▸ **Exercise brief**
Leaving out the pictures, retype the lines from the beginning of the listing through the line containing "([yshift=-3.2pt]w.base west) -- ([yshift=-3.2pt]w.base".
[Stored data start]
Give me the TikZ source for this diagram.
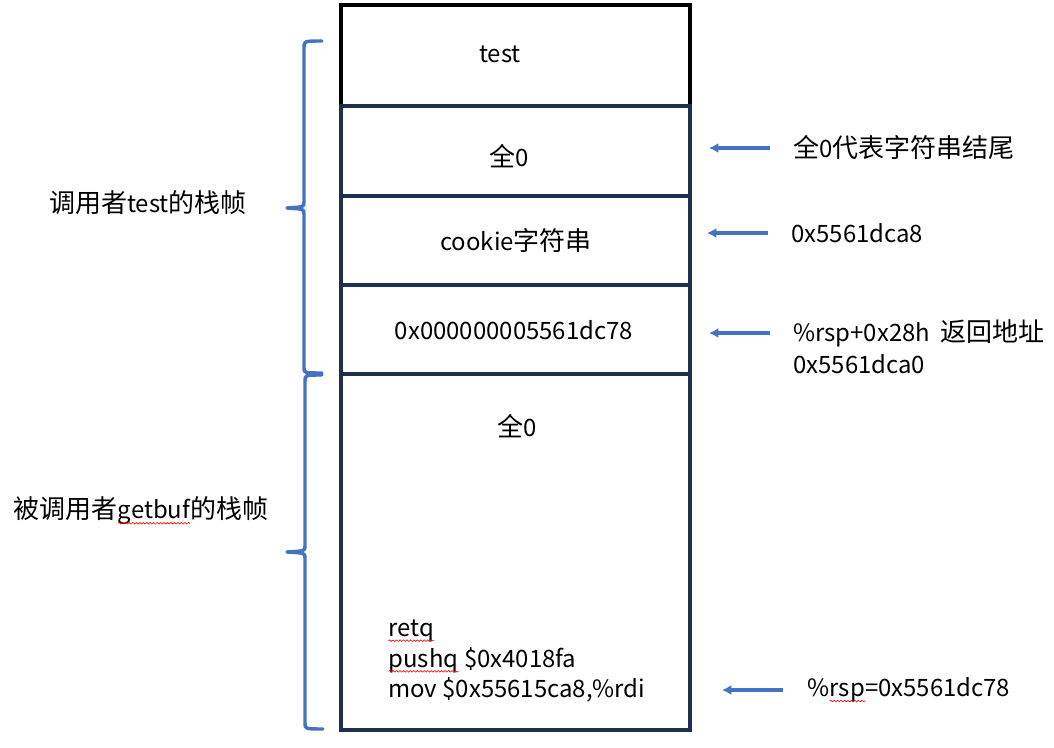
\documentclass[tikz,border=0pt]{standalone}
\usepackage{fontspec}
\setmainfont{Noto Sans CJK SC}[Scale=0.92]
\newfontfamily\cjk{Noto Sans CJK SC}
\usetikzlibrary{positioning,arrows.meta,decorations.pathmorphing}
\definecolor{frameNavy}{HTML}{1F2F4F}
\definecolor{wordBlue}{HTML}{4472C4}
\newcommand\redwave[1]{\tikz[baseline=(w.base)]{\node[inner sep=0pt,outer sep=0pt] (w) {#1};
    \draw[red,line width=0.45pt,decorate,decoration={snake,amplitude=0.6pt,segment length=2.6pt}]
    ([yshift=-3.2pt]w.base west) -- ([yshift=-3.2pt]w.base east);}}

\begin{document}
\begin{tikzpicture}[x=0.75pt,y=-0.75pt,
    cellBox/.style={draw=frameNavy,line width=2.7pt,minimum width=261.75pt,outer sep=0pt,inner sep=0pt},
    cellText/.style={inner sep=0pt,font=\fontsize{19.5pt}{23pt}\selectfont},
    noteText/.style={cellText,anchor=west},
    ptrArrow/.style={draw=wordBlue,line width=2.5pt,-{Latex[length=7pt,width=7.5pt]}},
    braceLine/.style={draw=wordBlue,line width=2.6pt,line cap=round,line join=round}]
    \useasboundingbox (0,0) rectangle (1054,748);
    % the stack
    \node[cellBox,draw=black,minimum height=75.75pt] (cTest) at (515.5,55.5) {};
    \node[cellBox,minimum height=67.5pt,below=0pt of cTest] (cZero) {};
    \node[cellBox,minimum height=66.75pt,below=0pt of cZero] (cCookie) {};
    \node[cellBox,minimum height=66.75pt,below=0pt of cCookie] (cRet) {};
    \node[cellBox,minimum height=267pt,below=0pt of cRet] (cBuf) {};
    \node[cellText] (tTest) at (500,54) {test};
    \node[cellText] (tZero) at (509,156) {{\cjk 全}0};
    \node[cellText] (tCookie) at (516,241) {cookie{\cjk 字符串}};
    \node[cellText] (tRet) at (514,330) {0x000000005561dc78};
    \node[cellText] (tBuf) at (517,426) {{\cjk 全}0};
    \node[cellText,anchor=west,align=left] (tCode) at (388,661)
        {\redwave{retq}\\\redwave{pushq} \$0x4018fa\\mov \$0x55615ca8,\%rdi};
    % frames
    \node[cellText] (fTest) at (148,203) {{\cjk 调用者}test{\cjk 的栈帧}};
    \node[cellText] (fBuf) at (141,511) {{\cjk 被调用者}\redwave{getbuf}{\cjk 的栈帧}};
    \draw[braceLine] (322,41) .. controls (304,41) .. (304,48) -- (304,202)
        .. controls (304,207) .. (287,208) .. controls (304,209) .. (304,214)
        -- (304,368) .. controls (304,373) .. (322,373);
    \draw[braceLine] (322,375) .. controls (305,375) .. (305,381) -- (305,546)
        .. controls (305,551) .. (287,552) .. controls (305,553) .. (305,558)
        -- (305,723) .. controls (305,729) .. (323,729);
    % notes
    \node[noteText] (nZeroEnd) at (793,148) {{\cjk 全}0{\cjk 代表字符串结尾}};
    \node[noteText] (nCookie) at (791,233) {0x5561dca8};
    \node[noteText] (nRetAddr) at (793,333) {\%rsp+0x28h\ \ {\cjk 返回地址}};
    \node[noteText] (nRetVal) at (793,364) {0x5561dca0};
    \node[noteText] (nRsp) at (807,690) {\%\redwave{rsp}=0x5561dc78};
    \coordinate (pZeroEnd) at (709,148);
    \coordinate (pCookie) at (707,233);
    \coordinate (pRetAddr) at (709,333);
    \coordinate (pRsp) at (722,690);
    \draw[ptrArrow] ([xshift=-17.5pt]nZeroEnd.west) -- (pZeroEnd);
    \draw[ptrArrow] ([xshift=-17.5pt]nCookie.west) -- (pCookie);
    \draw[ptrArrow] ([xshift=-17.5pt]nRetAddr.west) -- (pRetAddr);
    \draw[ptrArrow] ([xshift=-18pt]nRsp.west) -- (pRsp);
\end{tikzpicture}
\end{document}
[Stored data end]
▸ **Output for this exercise**
Give me the TikZ source for this diagram.
\documentclass[tikz,border=0pt]{standalone}
\usepackage{fontspec}
\setmainfont{Noto Sans CJK SC}[Scale=0.92]
\newfontfamily\cjk{Noto Sans CJK SC}
\usetikzlibrary{positioning,arrows.meta,decorations.pathmorphing}
\definecolor{frameNavy}{HTML}{1F2F4F}
\definecolor{wordBlue}{HTML}{4472C4}
\newcommand\redwave[1]{\tikz[baseline=(w.base)]{\node[inner sep=0pt,outer sep=0pt] (w) {#1};
    \draw[red,line width=0.45pt,decorate,decoration={snake,amplitude=0.6pt,segment length=2.6pt}]
    ([yshift=-3.2pt]w.base west) -- ([yshift=-3.2pt]w.base east);}}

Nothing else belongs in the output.